INSTRUCTIONS FOR THE TASK
State only the count of lines in the listing below that hold "diagram".

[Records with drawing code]
----------------

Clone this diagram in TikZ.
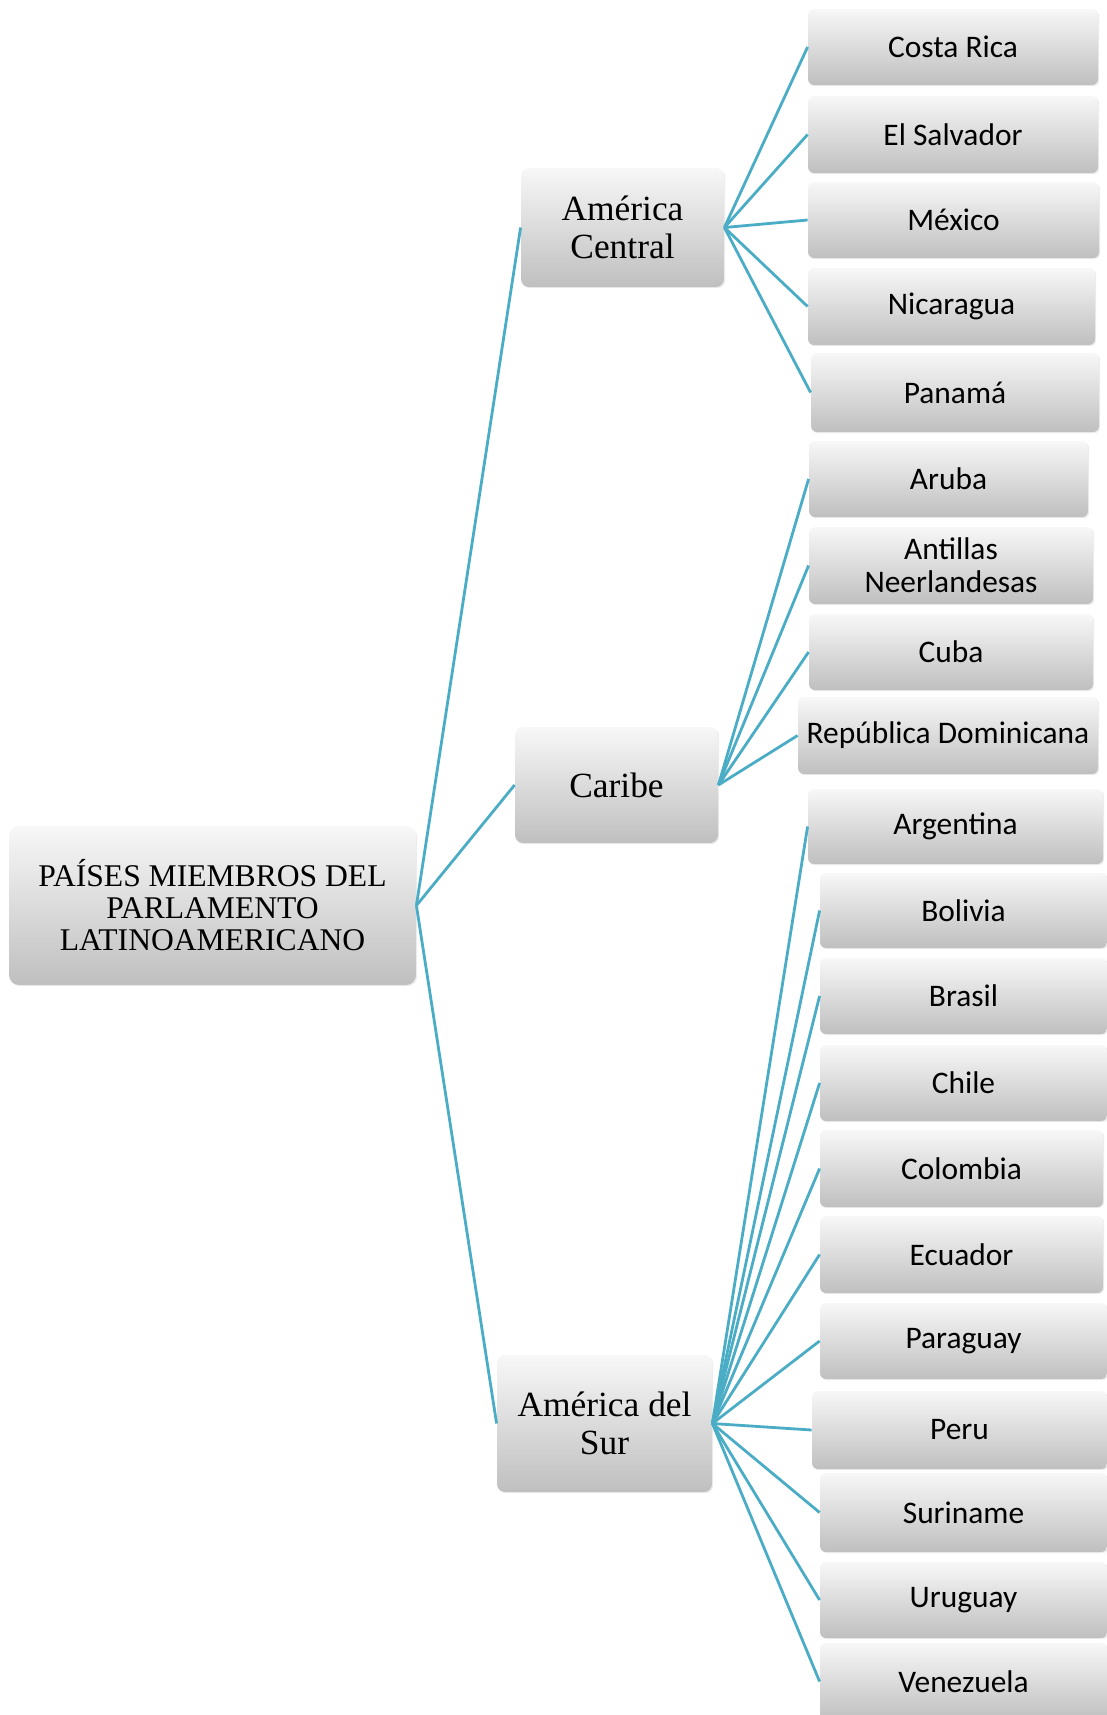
\documentclass[tikz,border=0pt]{standalone}
\usepackage{fontspec}
\usepackage{tikz}
\usetikzlibrary{shadows}
\newfontfamily\countryfont{Carlito}
\newfontfamily\titlefont{Liberation Serif}
\definecolor{linkteal}{HTML}{4BACC6}
\tikzstyle{box}=[rectangle, inner sep=0pt, top color=black!3, bottom color=black!25, drop shadow={opacity=0.15, shadow xshift=0.6pt, shadow yshift=-0.6pt}]
\tikzstyle{rootbox}=[box, rounded corners=5pt, align=center, font=\titlefont\fontsize{15.8}{16}\selectfont]
\tikzstyle{regionbox}=[box, rounded corners=4pt, align=center, font=\titlefont\fontsize{17.7}{19}\selectfont]
\tikzstyle{countrybox}=[box, rounded corners=3pt, align=center, font=\countryfont\fontsize{15.7}{16.5}\selectfont]
\tikzstyle{link}=[draw=linkteal, line width=1.4pt]

\begin{document}
\begin{tikzpicture}[x=0.5pt, y=-0.5pt]
        \useasboundingbox (0, 0) rectangle (1107, 1715);
        \clip (0, 0) rectangle (1107, 1715);
        % root and regions
        \node[rootbox, minimum width=203.5pt, minimum height=79.5pt] (plat) at (212.5, 905.5) {PAÍSES MIEMBROS DEL\\PARLAMENTO\\LATINOAMERICANO};
        \node[regionbox, minimum width=101.5pt, minimum height=59.5pt] (amc) at (622.5, 227.5) {América\\Central};
        \node[regionbox, minimum width=101.5pt, minimum height=58pt] (car) at (616.5, 785) {Caribe};
        \node[regionbox, minimum width=107.5pt, minimum height=68.5pt] (ams) at (604.5, 1423.5) {América del\\Sur};
        % América Central
        \node[countrybox, minimum width=145pt, minimum height=38pt] (costarica) at (953, 47) {Costa Rica};
        \node[countrybox, minimum width=145pt, minimum height=38.5pt] (elsalvador) at (953, 134.5) {El Salvador};
        \node[countrybox, minimum width=145.5pt, minimum height=38pt] (mexico) at (953.5, 220) {México};
        \node[countrybox, minimum width=143.5pt, minimum height=38.5pt] (nicaragua) at (951.5, 306.5) {Nicaragua};
        \node[countrybox, minimum width=144pt, minimum height=39.5pt] (panama) at (955, 392.5) {Panamá};
        % Caribe
        \node[countrybox, minimum width=139.5pt, minimum height=38pt] (aruba) at (948.5, 479) {Aruba};
        \node[countrybox, minimum width=142pt, minimum height=38.5pt] (antillas) at (951, 565.5) {Antillas\\Neerlandesas};
        \node[countrybox, minimum width=142pt, minimum height=38pt] (cuba) at (951, 652) {Cuba};
        \node[countrybox, minimum width=150pt, minimum height=38.5pt] (repdom) at (948, 735.5) {República Dominicana};
        % América del Sur
        \node[countrybox, minimum width=147.5pt, minimum height=37.5pt] (argentina) at (955.5, 826.5) {Argentina};
        \node[countrybox, minimum width=143.5pt, minimum height=37.5pt] (bolivia) at (963.5, 910.5) {Bolivia};
        \node[countrybox, minimum width=143.5pt, minimum height=38pt] (brasil) at (963.5, 996) {Brasil};
        \node[countrybox, minimum width=143.5pt, minimum height=38pt] (chile) at (963.5, 1083) {Chile};
        \node[countrybox, minimum width=141.5pt, minimum height=38.5pt] (colombia) at (961.5, 1168.5) {Colombia};
        \node[countrybox, minimum width=141.5pt, minimum height=38.5pt] (ecuador) at (961.5, 1254.5) {Ecuador};
        \node[countrybox, minimum width=143.5pt, minimum height=38pt] (paraguay) at (963.5, 1341) {Paraguay};
        \node[countrybox, minimum width=147.5pt, minimum height=39pt] (peru) at (959.5, 1430) {Peru};
        \node[countrybox, minimum width=143.5pt, minimum height=39.5pt] (suriname) at (963.5, 1512.5) {Suriname};
        \node[countrybox, minimum width=143.5pt, minimum height=38pt] (uruguay) at (963.5, 1600) {Uruguay};
        \node[countrybox, minimum width=143.5pt, minimum height=38.5pt] (venezuela) at (963.5, 1681.5) {Venezuela};
        % connectors
        \draw[link] (plat.east) -- (amc.west);
        \draw[link] (plat.east) -- (car.west);
        \draw[link] (plat.east) -- (ams.west);
        \draw[link] (amc.east) -- (costarica.west);
        \draw[link] (amc.east) -- (elsalvador.west);
        \draw[link] (amc.east) -- (mexico.west);
        \draw[link] (amc.east) -- (nicaragua.west);
        \draw[link] (amc.east) -- (panama.west);
        \draw[link] (car.east) -- (aruba.west);
        \draw[link] (car.east) -- (antillas.west);
        \draw[link] (car.east) -- (cuba.west);
        \draw[link] (car.east) -- (repdom.west);
        \draw[link] (ams.east) -- (argentina.west);
        \draw[link] (ams.east) -- (bolivia.west);
        \draw[link] (ams.east) -- (brasil.west);
        \draw[link] (ams.east) -- (chile.west);
        \draw[link] (ams.east) -- (colombia.west);
        \draw[link] (ams.east) -- (ecuador.west);
        \draw[link] (ams.east) -- (paraguay.west);
        \draw[link] (ams.east) -- (peru.west);
        \draw[link] (ams.east) -- (suriname.west);
        \draw[link] (ams.east) -- (uruguay.west);
        \draw[link] (ams.east) -- (venezuela.west);
    \end{tikzpicture}
\end{document}
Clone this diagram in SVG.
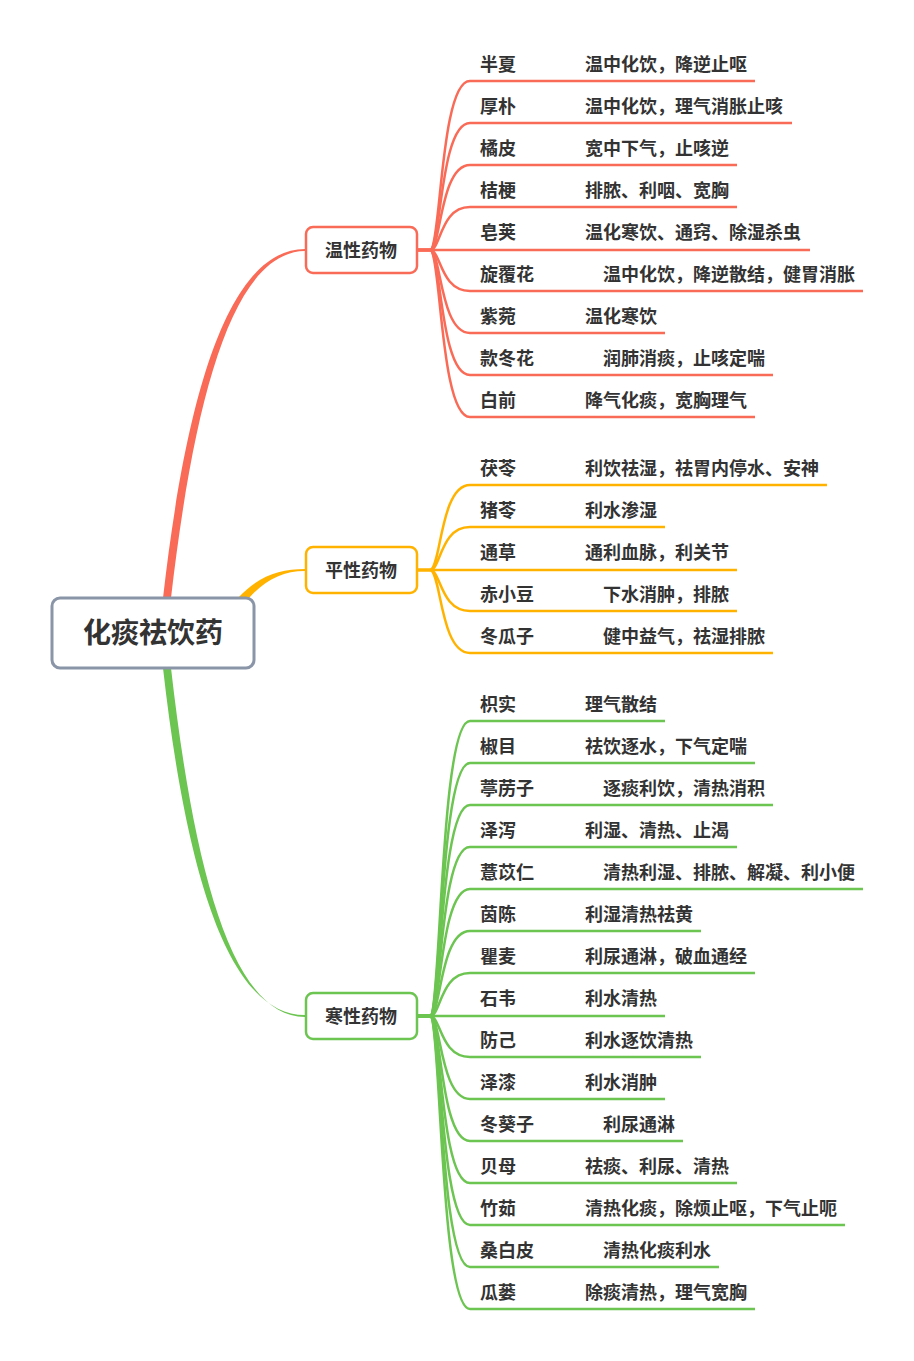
<svg xmlns="http://www.w3.org/2000/svg" width="914" height="1361" viewBox="0 0 914 1361">
<style>
text{font-family:"Noto Sans CJK SC","Noto Sans",sans-serif;font-weight:bold;fill:#333333;font-size:18px}
.root{font-size:28px}
.c{text-anchor:middle}
.lr{fill:none;stroke:#F96B57;stroke-width:2.5}
.lo{fill:none;stroke:#FFB300;stroke-width:2.5}
.lg{fill:none;stroke:#6CC451;stroke-width:2.5}
.br{fill:#fff;stroke-width:2.5}
</style>
<rect width="914" height="1361" fill="#fff"/>
<g id="connectors">
<path d="M163,598 C186,396 228,249 305,249 L305,251 C232,252 194,400 171,598 Z" fill="#F96B57"/>
<path d="M238,598 C258,576 280,569 305,569 L305,571 C283,571 265,580 249,598 Z" fill="#FFB300"/>
<path d="M163,668 C186,872 228,1015 305,1015 L305,1017 C232,1017 194,870 171,668 Z" fill="#6CC451"/>
<g class="lr">
<path d="M417,250 L430,250 C441,250 440,81 470,81 L755,81"/>
<path d="M417,250 L430,250 C441,250 440,123 470,123 L792,123"/>
<path d="M417,250 L430,250 C441,250 440,165 470,165 L737,165"/>
<path d="M417,250 L430,250 C441,250 440,207 470,207 L737,207"/>
<path d="M417,250 L810,250"/>
<path d="M417,250 L430,250 C441,250 440,291 470,291 L863,291"/>
<path d="M417,250 L430,250 C441,250 440,333 470,333 L665,333"/>
<path d="M417,250 L430,250 C441,250 440,375 470,375 L773,375"/>
<path d="M417,250 L430,250 C441,250 440,417 470,417 L755,417"/>
</g>
<g class="lo">
<path d="M417,570 L430,570 C441,570 440,485 470,485 L827,485"/>
<path d="M417,570 L430,570 C441,570 440,527 470,527 L665,527"/>
<path d="M417,570 L737,570"/>
<path d="M417,570 L430,570 C441,570 440,611 470,611 L737,611"/>
<path d="M417,570 L430,570 C441,570 440,653 470,653 L773,653"/>
</g>
<g class="lg">
<path d="M417,1016 L430,1016 C441,1016 440,721 470,721 L665,721"/>
<path d="M417,1016 L430,1016 C441,1016 440,763 470,763 L755,763"/>
<path d="M417,1016 L430,1016 C441,1016 440,805 470,805 L773,805"/>
<path d="M417,1016 L430,1016 C441,1016 440,847 470,847 L737,847"/>
<path d="M417,1016 L430,1016 C441,1016 440,889 470,889 L863,889"/>
<path d="M417,1016 L430,1016 C441,1016 440,931 470,931 L701,931"/>
<path d="M417,1016 L430,1016 C441,1016 440,973 470,973 L755,973"/>
<path d="M417,1016 L665,1016"/>
<path d="M417,1016 L430,1016 C441,1016 440,1057 470,1057 L701,1057"/>
<path d="M417,1016 L430,1016 C441,1016 440,1099 470,1099 L665,1099"/>
<path d="M417,1016 L430,1016 C441,1016 440,1141 470,1141 L683,1141"/>
<path d="M417,1016 L430,1016 C441,1016 440,1183 470,1183 L737,1183"/>
<path d="M417,1016 L430,1016 C441,1016 440,1225 470,1225 L845,1225"/>
<path d="M417,1016 L430,1016 C441,1016 440,1267 470,1267 L719,1267"/>
<path d="M417,1016 L430,1016 C441,1016 440,1309 470,1309 L755,1309"/>
</g>
</g>
<g id="root">
<rect x="52" y="598" width="202" height="70" rx="8" fill="#fff" stroke="#8A96A8" stroke-width="3"/>
<text class="root c" x="153" y="643">化痰祛饮药</text>
</g>
<g id="warm">
<rect class="br" x="306" y="227" width="111" height="46" rx="7" stroke="#F96B57"/>
<text class="c" x="361" y="257">温性药物</text>
</g>
<g id="neutral">
<rect class="br" x="306" y="547" width="111" height="46" rx="7" stroke="#FFB300"/>
<text class="c" x="361" y="577">平性药物</text>
</g>
<g id="cold">
<rect class="br" x="306" y="993" width="111" height="46" rx="7" stroke="#6CC451"/>
<text class="c" x="361" y="1023">寒性药物</text>
</g>
<g id="warm-leaves" transform="translate(0,1.5)">
<g id="w1"><text x="480" y="69">半夏</text><text x="585" y="69">温中化饮，降逆止呕</text></g>
<g id="w2"><text x="480" y="111">厚朴</text><text x="585" y="111">温中化饮，理气消胀止咳</text></g>
<g id="w3"><text x="480" y="153">橘皮</text><text x="585" y="153">宽中下气，止咳逆</text></g>
<g id="w4"><text x="480" y="195">桔梗</text><text x="585" y="195">排脓、利咽、宽胸</text></g>
<g id="w5"><text x="480" y="237">皂荚</text><text x="585" y="237">温化寒饮、通窍、除湿杀虫</text></g>
<g id="w6"><text x="480" y="279">旋覆花</text><text x="603" y="279">温中化饮，降逆散结，健胃消胀</text></g>
<g id="w7"><text x="480" y="321">紫菀</text><text x="585" y="321">温化寒饮</text></g>
<g id="w8"><text x="480" y="363">款冬花</text><text x="603" y="363">润肺消痰，止咳定喘</text></g>
<g id="w9"><text x="480" y="405">白前</text><text x="585" y="405">降气化痰，宽胸理气</text></g>
</g>
<g id="neutral-leaves" transform="translate(0,1.5)">
<g id="n1"><text x="480" y="473">茯苓</text><text x="585" y="473">利饮祛湿，祛胃内停水、安神</text></g>
<g id="n2"><text x="480" y="515">猪苓</text><text x="585" y="515">利水渗湿</text></g>
<g id="n3"><text x="480" y="557">通草</text><text x="585" y="557">通利血脉，利关节</text></g>
<g id="n4"><text x="480" y="599">赤小豆</text><text x="603" y="599">下水消肿，排脓</text></g>
<g id="n5"><text x="480" y="641">冬瓜子</text><text x="603" y="641">健中益气，祛湿排脓</text></g>
</g>
<g id="cold-leaves" transform="translate(0,1.5)">
<g id="c1"><text x="480" y="709">枳实</text><text x="585" y="709">理气散结</text></g>
<g id="c2"><text x="480" y="751">椒目</text><text x="585" y="751">祛饮逐水，下气定喘</text></g>
<g id="c3"><text x="480" y="793">葶苈子</text><text x="603" y="793">逐痰利饮，清热消积</text></g>
<g id="c4"><text x="480" y="835">泽泻</text><text x="585" y="835">利湿、清热、止渴</text></g>
<g id="c5"><text x="480" y="877">薏苡仁</text><text x="603" y="877">清热利湿、排脓、解凝、利小便</text></g>
<g id="c6"><text x="480" y="919">茵陈</text><text x="585" y="919">利湿清热祛黄</text></g>
<g id="c7"><text x="480" y="961">瞿麦</text><text x="585" y="961">利尿通淋，破血通经</text></g>
<g id="c8"><text x="480" y="1003">石韦</text><text x="585" y="1003">利水清热</text></g>
<g id="c9"><text x="480" y="1045">防己</text><text x="585" y="1045">利水逐饮清热</text></g>
<g id="c10"><text x="480" y="1087">泽漆</text><text x="585" y="1087">利水消肿</text></g>
<g id="c11"><text x="480" y="1129">冬葵子</text><text x="603" y="1129">利尿通淋</text></g>
<g id="c12"><text x="480" y="1171">贝母</text><text x="585" y="1171">祛痰、利尿、清热</text></g>
<g id="c13"><text x="480" y="1213">竹茹</text><text x="585" y="1213">清热化痰，除烦止呕，下气止呃</text></g>
<g id="c14"><text x="480" y="1255">桑白皮</text><text x="603" y="1255">清热化痰利水</text></g>
<g id="c15"><text x="480" y="1297">瓜蒌</text><text x="585" y="1297">除痰清热，理气宽胸</text></g>
</g>
</svg>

----------------

ANSWER BELOW
2